Home Secretary Suella Braverman during a visit to the north eastern Greek border with Turkey in Alexandroupolis
Braverman has been useful to Sunak in the past, deploying the kind of language on migration and crime that resonates in the rightwing press and with some target voters © Stefan Rousseau/PA

One current minister said: “I don’t see how she can win the leadership without having delivered. I’m sure some on the right of the party are signed up to her world view, but aren’t necessarily signed up to her personally.”

Downing Street insiders noted with some relish that few Tory MPs have been prepared to defend Braverman in recent days, emboldening those in Number 10 who think Sunak should sack her.

A regular “cabinet league table” compiled by the ConservativeHome activists’ website puts Braverman fifth, behind James Cleverly, foreign secretary, Kemi Badenoch, trade secretary, Penny Mordaunt, Leader of the House of Commons, and Johnny Mercer, veterans’ minister.

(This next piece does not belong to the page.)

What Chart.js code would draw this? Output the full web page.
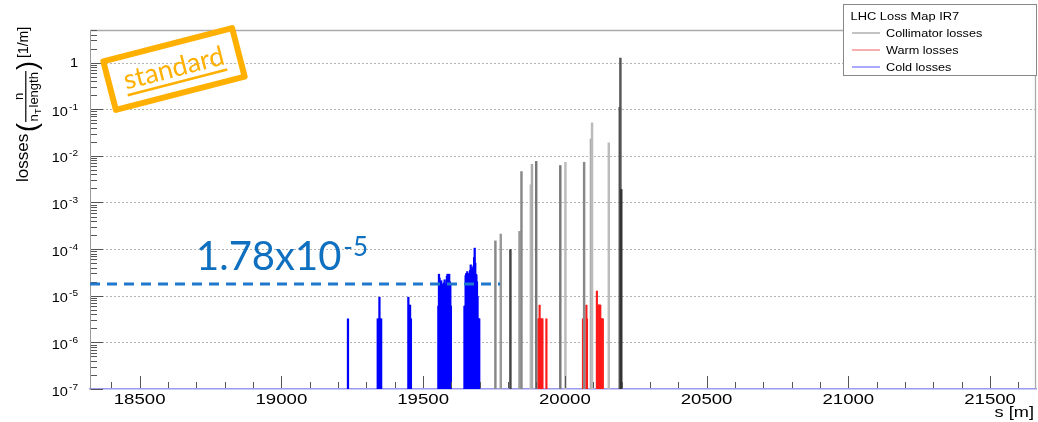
<!DOCTYPE html>
<html>
<head>
<meta charset="utf-8">
<script src="https://cdn.jsdelivr.net/npm/chart.js@4.4.1/dist/chart.umd.min.js"></script>
<style>
  html, body { margin: 0; padding: 0; background: #fff; }
  #wrap { position: relative; width: 1038px; height: 422px; }
</style>
</head>
<body>
<div id="wrap"><canvas id="c" width="1038" height="422"></canvas></div>
<script>
// ---------------- data ----------------
const xTickLabels = [18500, 19000, 19500, 20000, 20500, 21000, 21500];
const yTickExponents = [-7, -6, -5, -4, -3, -2, -1, 0];
const legendTitle = 'LHC Loss Map IR7';
const seriesNames = ['Collimator losses', 'Warm losses', 'Cold losses'];
const xAxisTitle = 's [m]';
const refMantissa = '1.78';
const refExponent = -5;

const collimatorS = [19755, 19774, 19808, 19840, 19847, 19880, 19884, 19899, 19984, 20002, 20068, 20092, 20096, 20155, 20194, 20196, 20199];
const collimatorLoss = [1.5e-4, 2.1e-4, 9.8e-5, 2.4e-4, 4.6e-3, 2.4e-3, 6.6e-3, 7.6e-3, 6.2e-3, 7.3e-3, 7.3e-3, 2.3e-2, 5.1e-2, 1.9e-2, 0.11, 1.25, 1.9e-3];
const collimatorTone = ['#888', '#999', '#444', '#999', '#888', '#bbb', '#aaa', '#777', '#777', '#bbb', '#888', '#aaa', '#bbb', '#bbb', '#333', '#555', '#333'];

const warmS = [19907, 19909, 19911, 19913, 19915, 19918, 19921, 19935, 20064, 20067, 20076, 20078, 20113, 20115, 20117, 20119, 20121, 20123, 20125, 20127, 20129, 20131, 20134];
const warmLoss = [3.2e-6, 3.2e-6, 6.3e-6, 3.2e-6, 3.2e-6, 3.2e-6, 3.2e-6, 3.2e-6, 3.2e-6, 3.2e-6, 6.3e-6, 3.2e-6, 1.26e-5, 6.3e-6, 6.3e-6, 6.3e-6, 6.3e-6, 6.3e-6, 6.3e-6, 3.2e-6, 3.2e-6, 3.2e-6, 3.2e-6];

const coldS = [19235, 19340, 19343, 19346, 19349, 19352, 19448, 19451, 19454, 19457,
  19554, 19556, 19558, 19560, 19562, 19564, 19566, 19568, 19570, 19572, 19574, 19576, 19578, 19580, 19582, 19584, 19586, 19588, 19590, 19592, 19594, 19596, 19598,
  19646, 19648, 19650, 19652, 19654, 19656, 19658, 19660, 19662, 19664, 19666, 19668, 19670, 19672, 19674, 19676, 19678, 19680, 19682, 19684, 19686, 19688, 19690, 19692, 19694, 19696, 19698];
const coldLoss = [3.2e-6, 3.2e-6, 3.2e-6, 9.3e-6, 3.2e-6, 3.2e-6, 9.3e-6, 6.3e-6, 6.3e-6, 3.2e-6,
  6.0e-6, 2.9e-5, 2.4e-5, 1.9e-5, 1.6e-5, 2.1e-5, 1.7e-5, 1.6e-5, 1.8e-5, 1.6e-5, 1.9e-5, 2.2e-5, 1.7e-5, 1.6e-5, 1.8e-5, 2.6e-5, 2.9e-5, 2.2e-5, 2.7e-5, 2.9e-5, 2.0e-5, 1.7e-5, 6.0e-6,
  6.0e-6, 6.0e-6, 2.7e-5, 3.0e-5, 2.8e-5, 3.3e-5, 3.0e-5, 2.8e-5, 2.9e-5, 2.9e-5, 3.5e-5, 4.6e-5, 3.6e-5, 3.3e-5, 4.0e-5, 3.8e-5, 4.4e-5, 6.6e-5, 1.05e-4, 5.0e-5, 2.9e-5, 2.8e-5, 2.0e-5, 9.6e-6, 3.2e-6, 3.2e-6, 3.2e-6];

// ---------------- helpers ----------------
const toPoints = (s, v) => s.map((x, i) => ({ x: x, y: v[i] }));
const SANS = '"Liberation Sans", Arial, Helvetica, sans-serif';
const refLevel = parseFloat(refMantissa) * Math.pow(10, refExponent);

function sText(ctx, text, x, y, sx, align) {
  ctx.save();
  ctx.translate(x, y);
  ctx.scale(sx, 1);
  ctx.textAlign = align || 'left';
  ctx.fillText(text, 0, 0);
  ctx.restore();
}

const decorPlugin = {
  id: 'decor',
  beforeDatasetsDraw(chart) {
    const { ctx, chartArea: a, scales: { y } } = chart;
    ctx.save();
    ctx.strokeStyle = '#b4b4b4';
    ctx.lineWidth = 1;
    ctx.setLineDash([2, 2]);
    yTickExponents.forEach(e => {
      if (e === yTickExponents[0]) return;
      const py = Math.round(y.getPixelForValue(Math.pow(10, e))) + 0.5;
      ctx.beginPath(); ctx.moveTo(a.left, py); ctx.lineTo(a.right, py); ctx.stroke();
    });
    ctx.restore();
  },
  afterDatasetsDraw(chart) {
    const { ctx, chartArea: a, scales: { x, y } } = chart;
    ctx.save();
    // frame top & right
    ctx.strokeStyle = '#aaa'; ctx.lineWidth = 1.3;
    ctx.beginPath(); ctx.moveTo(a.left, a.top + 0.5); ctx.lineTo(a.right - 0.5, a.top + 0.5); ctx.lineTo(a.right - 0.5, a.bottom); ctx.stroke();

    // x ticks (inside, upward)
    ctx.strokeStyle = '#555'; ctx.lineWidth = 1;
    for (let v = 18400; v <= 21600; v += 100) {
      const px = Math.round(x.getPixelForValue(v)) + 0.5;
      const len = (v % 500 === 0) ? 12 : 6;
      ctx.beginPath(); ctx.moveTo(px, a.bottom - 1); ctx.lineTo(px, a.bottom - 1 - len); ctx.stroke();
    }
    // y ticks (inside, rightward)
    for (let e = -7; e <= 0; e++) {
      for (let m = 1; m <= 9; m++) {
        const val = m * Math.pow(10, e);
        if (val > y.max) break;
        const py = Math.round(y.getPixelForValue(val)) + 0.5;
        const len = (m === 1) ? 12 : 6;
        ctx.beginPath(); ctx.moveTo(a.left + 1, py); ctx.lineTo(a.left + 1 + len, py); ctx.stroke();
      }
    }

    // y tick labels
    ctx.fillStyle = '#000';
    ctx.textBaseline = 'alphabetic';
    yTickExponents.forEach(e => {
      const py = y.getPixelForValue(Math.pow(10, e));
      const sx = 1.12;
      const right = 78;
      if (e === 0) {
        ctx.font = '13px ' + SANS;
        sText(ctx, '1', right, py + 4.5, sx, 'right');
        return;
      }
      ctx.font = '13px ' + SANS;
      const wm = ctx.measureText('10').width;
      ctx.font = '9px ' + SANS;
      const we = ctx.measureText(String(e)).width;
      const total = (wm + 1 + we) * sx;
      const x0 = right - total;
      ctx.font = '13px ' + SANS;
      sText(ctx, '10', x0, py + 6.5, sx, 'left');
      ctx.font = '9px ' + SANS;
      sText(ctx, String(e), x0 + (wm + 1) * sx, py + 0.5, sx, 'left');
    });

    // x tick labels
    ctx.font = '14px ' + SANS;
    xTickLabels.forEach(v => {
      sText(ctx, String(v), x.getPixelForValue(v), 404, 1.33, 'center');
    });
    sText(ctx, xAxisTitle, 1034, 417, 1.3, 'right');

    // y axis title (rotated)
    ctx.save();
    ctx.translate(28, 182);
    ctx.rotate(-Math.PI / 2);
    ctx.textAlign = 'left';
    ctx.font = '17px ' + SANS;
    ctx.fillText('losses', 0, 0);
    ctx.font = '27px ' + SANS;
    ctx.fillText('(', 50, 8);
    ctx.fillText(')', 112, 8);
    // fraction
    ctx.fillRect(60, -2.8, 51, 1.2);
    ctx.font = '13px ' + SANS;
    ctx.textAlign = 'center';
    ctx.fillText('n', 85.5, -5);
    ctx.textAlign = 'left';
    ctx.fillText('n', 60.5, 10);
    ctx.font = '9px ' + SANS;
    ctx.fillText('T', 68, 13);
    ctx.font = '13px ' + SANS;
    ctx.fillText('length', 74.5, 10);
    ctx.font = '14px ' + SANS;
    ctx.fillText('[1/m]', 124, 0);
    ctx.restore();

    // reference dashed line + annotation
    const ry = y.getPixelForValue(refLevel);
    ctx.strokeStyle = '#1f78cc'; ctx.lineWidth = 3; ctx.setLineDash([10, 7]);
    ctx.beginPath(); ctx.moveTo(a.left, ry); ctx.lineTo(x.getPixelForValue(19772), ry); ctx.stroke();
    ctx.setLineDash([]);
    ctx.fillStyle = '#1070c0';
    ctx.font = '40px Lato, "Open Sans", sans-serif';
    ctx.textAlign = 'left';
    const mainTxt = refMantissa + 'x10';
    ctx.fillText(mainTxt, 196, 270);
    const mw = ctx.measureText(mainTxt).width;
    ctx.font = '26px Lato, "Open Sans", sans-serif';
    ctx.fillText(String(refExponent), 196 + mw + 2, 256);

    // legend box
    ctx.fillStyle = '#fff';
    ctx.fillRect(843.5, 4.5, 193, 71);
    ctx.strokeStyle = '#888'; ctx.lineWidth = 1;
    ctx.strokeRect(843.5, 4.5, 193, 71);
    ctx.fillStyle = '#000';
    ctx.font = '11px ' + SANS;
    sText(ctx, legendTitle, 850.5, 20, 1.17, 'left');
    const lcols = ['#9a9a9a', '#f07878', '#7070ff'];
    const lys = [33, 50, 67];
    seriesNames.forEach((n, i) => {
      ctx.strokeStyle = lcols[i]; ctx.lineWidth = 1.2;
      ctx.beginPath(); ctx.moveTo(852, lys[i]); ctx.lineTo(880, lys[i]); ctx.stroke();
      ctx.fillStyle = '#000';
      sText(ctx, n, 886, lys[i] + 4, 1.15, 'left');
    });

    // "standard" stamp
    ctx.save();
    ctx.translate(174, 69);
    ctx.rotate(-14.5 * Math.PI / 180);
    ctx.strokeStyle = '#ffb000'; ctx.lineWidth = 6; ctx.lineJoin = 'round';
    ctx.strokeRect(-66.5, -25, 133, 50);
    ctx.fillStyle = '#ffb000';
    ctx.font = '27px Lato, "Open Sans", sans-serif';
    ctx.textAlign = 'center';
    ctx.fillText('standard', 0, 8);
    const sw = ctx.measureText('standard').width;
    ctx.fillRect(-sw / 2, 12.5, sw, 2.6);
    ctx.restore();

    ctx.restore();
  }
};

const chart = new Chart(document.getElementById('c'), {
  type: 'bar',
  data: {
    datasets: [
      {
        label: seriesNames[0],
        data: toPoints(collimatorS, collimatorLoss),
        backgroundColor: (c) => collimatorTone[c.dataIndex] || '#888',
        barThickness: 1.8,
        grouped: false
      },
      {
        label: seriesNames[1],
        data: toPoints(warmS, warmLoss),
        backgroundColor: '#ff1a1a',
        barThickness: 1.5,
        grouped: false
      },
      {
        label: seriesNames[2],
        data: toPoints(coldS, coldLoss),
        backgroundColor: '#0000ff',
        barThickness: 1.6,
        grouped: false
      }
    ]
  },
  options: {
    responsive: false,
    animation: false,
    devicePixelRatio: 1,
    layout: { padding: { left: 0, right: 2, top: 30, bottom: 0 } },
    plugins: { legend: { display: false }, tooltip: { enabled: false } },
    scales: {
      x: {
        type: 'linear',
        min: 18325, max: 21662,
        offset: false,
        grid: { display: false, offset: false },
        border: { display: true, color: '#9a9af0', width: 1.5 },
        ticks: { display: false },
        afterFit: (s) => { s.height = 33; }
      },
      y: {
        type: 'logarithmic',
        min: 1e-7, max: 5,
        grid: { display: false },
        border: { display: true, color: '#999', width: 1 },
        ticks: { display: false },
        afterFit: (s) => { s.width = 90; }
      }
    }
  },
  plugins: [decorPlugin]
});
</script>
</body>
</html>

The fact that her incendiary rhetoric has not moved her higher up the rankings may reflect growing nervousness in the party that she is damaging the Conservative party’s standing among liberal-minded voters.

Nickie Aiken, the Tory deputy chair, criticised Braverman for getting involved in policing operations. “It’s very important that police do policing and politicians do politics,” she said.

One former minister said: “She’s divisive and is toxifying the party’s good record on law and order.”